Many of the organizations affected by the bill—The New Israel Fund, Peace Now, and Breaking the Silence—have U.S. partners, and all of these organizations are granted monies from foreign governments, predominately allies of Israel in Europe and North America. In its original reading the legislation called for representatives from these groups to wear special badges when inside of Knesset, which caused a political storm due to the the association with Nazi ordered star-badges on Jews in Europe.

The badges provision, the most controversial element of the bill, was dropped in committee; but the NGO transparency bill is moving along in Knesset. It is expected to face the first of three votes next week.
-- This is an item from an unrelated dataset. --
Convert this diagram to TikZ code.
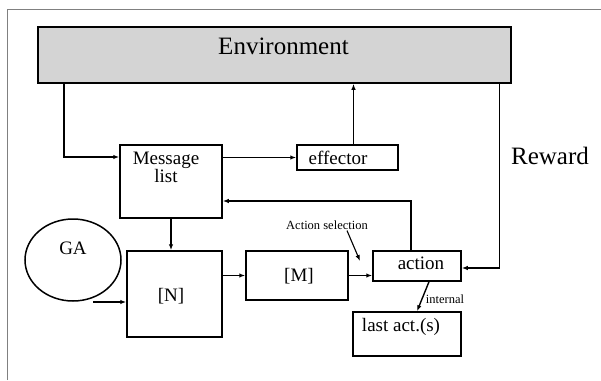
\documentclass[tikz,border=0pt]{standalone}
\usepackage{fontspec}
\setmainfont{Liberation Serif}
\usetikzlibrary{arrows.meta, positioning, shapes.geometric}
\newcommand{\envfont}{\fontsize{25}{28}\selectfont}
\newcommand{\boxfont}{\fontsize{19}{20}\selectfont}
\newcommand{\smallfont}{\fontsize{12.5}{14}\selectfont}

\begin{document}
\begin{tikzpicture}[x=1pt, y=-1pt,
  box/.style={draw, line width=1.5pt, inner sep=0pt},
  inlab/.style={anchor=center, inner sep=0pt, font=\boxfont, align=center},
  arr/.style={line width=1.4pt, -{Latex[length=6pt,width=4.5pt]}}]
\useasboundingbox (0,0) rectangle (601,380);
% Frame
\draw[gray, line width=1pt] (7.5,380) |- (601,9);
% Boxes
\node[box, fill=black!17, minimum width=473, minimum height=56,
  label={[inlab, font=\envfont, xshift=9pt, yshift=-20pt]north:Environment}] (env) at (274.5,55) {};
\node[box, minimum width=102, minimum height=73,
  label={[inlab, xshift=-5pt, yshift=-23pt]north:Message\\[-2pt]list}] (msg) at (171,181.5) {};
\node[box, minimum width=101, minimum height=25,
  label={[inlab, xshift=-9.5pt, yshift=-14pt]north:effector}] (eff) at (347.5,157.5) {};
\node[box, ellipse, minimum width=96, minimum height=82,
  label={[inlab, yshift=-30pt]north:GA}] (GA) at (73,260) {};
\node[box, minimum width=95, minimum height=86,
  label={[inlab, xshift=-3.5pt, yshift=-46pt]north:[N]}] (N) at (174.5,294) {};
\node[box, minimum width=102, minimum height=49,
  label={[inlab, xshift=2pt, yshift=-26pt]north:[M]}] (M) at (297,275.5) {};
\node[box, minimum width=88, minimum height=30,
  label={[inlab, xshift=4pt, yshift=-13pt]north:action}] (act) at (417,266) {};
\node[box, minimum width=108, minimum height=44,
  label={[inlab, xshift=-6pt, yshift=-16pt]north:last act.(s)}] (last) at (407,334) {};
% Texts
\node[font=\envfont] (reward) at (550,156) {Reward};
\node[font=\smallfont, inner sep=1pt] (asel) at (327,225) {Action selection};
\coordinate (aselend) at (360,261);
\coordinate (gaout) at (93,302);
% Connectors
\draw[arr] (env.south -| 64,0) |- ([yshift=24.5pt]msg.west);
\draw[arr] (msg.east |- eff.west) -- (eff.west);
\draw[arr] ([xshift=6pt]eff.north) -- ([xshift=6pt]eff.north |- env.south);
\draw[arr] ([xshift=-6pt]act.north) |- ([yshift=-19.5pt]msg.east);
\draw[arr] (msg.south) -- (msg.south |- N.north);
\draw[arr] (gaout) -- (gaout -| N.west);
\draw[arr] (M.west -| N.east) -- (M.west);
\draw[arr] (M.east) -- (M.east -| act.west);
\draw[arr] ([xshift=-12.5pt]env.south east) |- ([yshift=-2pt]act.east);
\draw[arr, line width=1.1pt] ([xshift=20pt]asel.south) -- (aselend);
\draw[arr] ([xshift=12pt]act.south) -- node[pos=0.6, right, font=\smallfont] (intl) {internal} ([xshift=10pt]last.north);
\end{tikzpicture}
\end{document}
A rival transparency bill was introduced by the opposition Zionist Camp’s Tzipi Livni at the beginning of February. It would require reporting for both left and right groups by requiring private disclosures, too. The religious newspaper Hamodia reported that the bill failed by a close vote, even though 90-percent of NGO funding comes from private sources.

“The goal of delegitimization is to eventually make it more and more difficult for us to function. So I have no doubt if this [bill] doesn’t work that some people will try to think of something else,” said Rabbi Arik Ascherman, head of Rabbis for Human Rights, one of the many left-wing organizations affected by the transparency bill.

“It’s a process that started with the first war in Gaza [2008],” Ascherman said. “Up until then if people didn’t agree with us, they still had respect for us.”

Ascherman spoke Friday as he packed up his informational booth at a Tel Aviv event intended to show the left is still active in spite of the legislation. The event was titled, “Blacklisted: a show with a glimmer of hope.” Rabbis for Human Rights and 40 other human rights groups held a music festival inside of the upscale port shopping district on the Mediterranean Sea. Around 1,000 turned up.

“We are proud Israelis and we are proud of what we do, and I do hope that sends a message to our fellow Israelis,” Ascherman said, “The bottom line is only peace organizations and human rights organizations are getting money from foreign governments. Everybody gets money from individual donors from foundation, so it’s a cheap shot to only attack our sources of funding.”

Yet his message fell flat on Israelis with opposing views. Outside the venue’s security checkpoint, a family of right-wing Israelis protested. They said the left-wing groups hurt Israel’s image abroad and “support terrorism” domestically.